In this post, I’ll briefly go through the migration process:

  1. Run the standard Wordpress import tool and backup all your posts and comments. It’s better if you disable comments on your site (or maybe even take it down entirely for maintenance until the migration is complete).
  2. Copy the uploads folder containing your images through FTP/SFTP.
  3. Install Python on your machine if not already installed.
  4. Install the Pelican and Markdown packages:

     pip install pelican markdown
    
  5. Install additional packages for importing the Wordpress XML:

     pip install BeautifulSoup4 lxml
    
  6. Install pandoc as it’s needed for markdown-xml conversion during the Wordpress import.

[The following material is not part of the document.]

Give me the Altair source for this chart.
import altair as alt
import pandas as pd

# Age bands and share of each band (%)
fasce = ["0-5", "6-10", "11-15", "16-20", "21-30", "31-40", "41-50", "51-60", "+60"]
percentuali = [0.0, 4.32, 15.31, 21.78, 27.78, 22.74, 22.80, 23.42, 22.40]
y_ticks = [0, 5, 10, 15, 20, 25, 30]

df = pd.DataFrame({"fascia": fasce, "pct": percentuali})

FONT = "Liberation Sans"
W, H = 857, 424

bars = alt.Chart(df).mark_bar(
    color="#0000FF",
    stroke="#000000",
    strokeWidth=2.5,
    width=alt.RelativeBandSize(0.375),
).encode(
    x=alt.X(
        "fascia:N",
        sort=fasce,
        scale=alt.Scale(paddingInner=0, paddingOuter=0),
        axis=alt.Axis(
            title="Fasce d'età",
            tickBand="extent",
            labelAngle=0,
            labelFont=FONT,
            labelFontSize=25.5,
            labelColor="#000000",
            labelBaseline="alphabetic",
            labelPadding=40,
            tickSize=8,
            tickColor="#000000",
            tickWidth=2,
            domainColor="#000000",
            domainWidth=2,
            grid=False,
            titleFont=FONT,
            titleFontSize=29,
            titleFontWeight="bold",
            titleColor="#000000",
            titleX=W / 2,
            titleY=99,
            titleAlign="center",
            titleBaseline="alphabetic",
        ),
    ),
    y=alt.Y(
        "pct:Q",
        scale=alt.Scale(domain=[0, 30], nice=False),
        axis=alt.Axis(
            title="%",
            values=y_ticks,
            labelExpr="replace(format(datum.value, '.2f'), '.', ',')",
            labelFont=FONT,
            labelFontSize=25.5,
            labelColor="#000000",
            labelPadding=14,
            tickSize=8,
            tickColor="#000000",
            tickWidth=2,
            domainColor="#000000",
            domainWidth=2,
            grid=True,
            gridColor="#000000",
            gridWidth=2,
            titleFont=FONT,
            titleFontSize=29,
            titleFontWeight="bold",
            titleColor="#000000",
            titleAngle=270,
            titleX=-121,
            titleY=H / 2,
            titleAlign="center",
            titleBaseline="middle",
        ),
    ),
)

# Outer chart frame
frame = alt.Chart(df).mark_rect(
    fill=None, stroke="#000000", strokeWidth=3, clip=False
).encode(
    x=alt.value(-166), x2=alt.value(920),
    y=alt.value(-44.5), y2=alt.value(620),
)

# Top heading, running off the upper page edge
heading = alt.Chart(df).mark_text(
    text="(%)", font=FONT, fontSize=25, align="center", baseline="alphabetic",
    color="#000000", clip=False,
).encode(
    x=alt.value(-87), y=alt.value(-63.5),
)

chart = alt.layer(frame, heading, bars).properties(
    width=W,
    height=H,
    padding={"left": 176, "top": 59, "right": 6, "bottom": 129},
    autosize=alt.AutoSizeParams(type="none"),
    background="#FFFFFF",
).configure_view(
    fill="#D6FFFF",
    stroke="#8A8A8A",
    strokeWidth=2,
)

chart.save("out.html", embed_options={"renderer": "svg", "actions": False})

Instructions for installing it for your OS can be found here.
  7. Create a new folder (such as prahladyeri.github.io) for your new blog writing/publishing.
  8. Traverse to that folder through command line and run pelican-quickstart. It’ll ask some basic questions like your blog name, title, etc. You can leave most to their defaults. Once done, it’ll create a folder structure like below:

     d:\source\prahladyeri.github.io
     ├───content                                            
     │   ├───pages                                          
     │   ├───uploads                                        
     │   │   ├───2016
     pelicanconf.py
     tasks.py
     MakeFile
    
  9. tasks.py and MakeFile are something you can ignore unless you want to automate site generation. Now you can copy the uploads folder brought from Wordpress inside the content folder (it’s the place where your posts will now reside in either markdown (*.md) or reStructured Text (*.rst) formats).
  10. Copy the XML file imported from Wordpress inside the above folder.
  11. Now simply run pelican-import:

    pelican-import --wpfile -m markdown <your-file.xml>
    
  12. The above command converts all your Wordpress posts (not comments) into markdown format and copies it to the content folder. Your old site is now imported to the pelcian system and is ready for generation!
  13. Make some changes to the pelicanconf.py. Set the attributes for AUTHOR and SITENAME. You may also want to set PAGE_URL, PAGE_URL_SAVE_AS, ARTICLE_URL and ARTICLE_URL_SAVE_AS to match your existing site’s URL pattern.
  14. To generate the new site, simply run:

    pelican content
    
  15. This will generate a folder called output which you can directly serve through github pages! You can also go to the output folder and test it locally by running this command and checking in your browser:

    python -m http.server
    
  16. From now on, you can compose your new blog posts by simply creating a markdown file (in this case, it’s wordpress-pelican-24-hrs.md, add content to it and simply run pelican content to generate the site! The markdown content should start with header attributes which will tell pelican system about the title, date, category, tags, etc. Here is a brief sample excerpt from this very blog post:
Title: Wordpress to Pelican in 24 hours
Date: 2019-05-21 00:58
Author: Prahlad Yeri
Category: PHP
Tags: Wordpress, PHP, Python
Status: published
Cover: uploads/cover.jpg

Today, I finished migration of my blog from a self-hosted Wordpress site to a statically hosted [Github Pages](https://pages.github.com/) site. For the static site generator, instead of choosing Jekyll which is a hot favorite of rubyists, I went for [Pelican](https://github.com/getpelican/pelican/) instead as I figured my Python skills might be somewhat useful in dealing with that.

This is the very simplest of use cases, of course. For other advanced things like changing the theme templates and CSS, migrating to disqus comments, etc., I’ll make another post later. You may also refer the official pelican docs which has all these details and a lot of other useful information.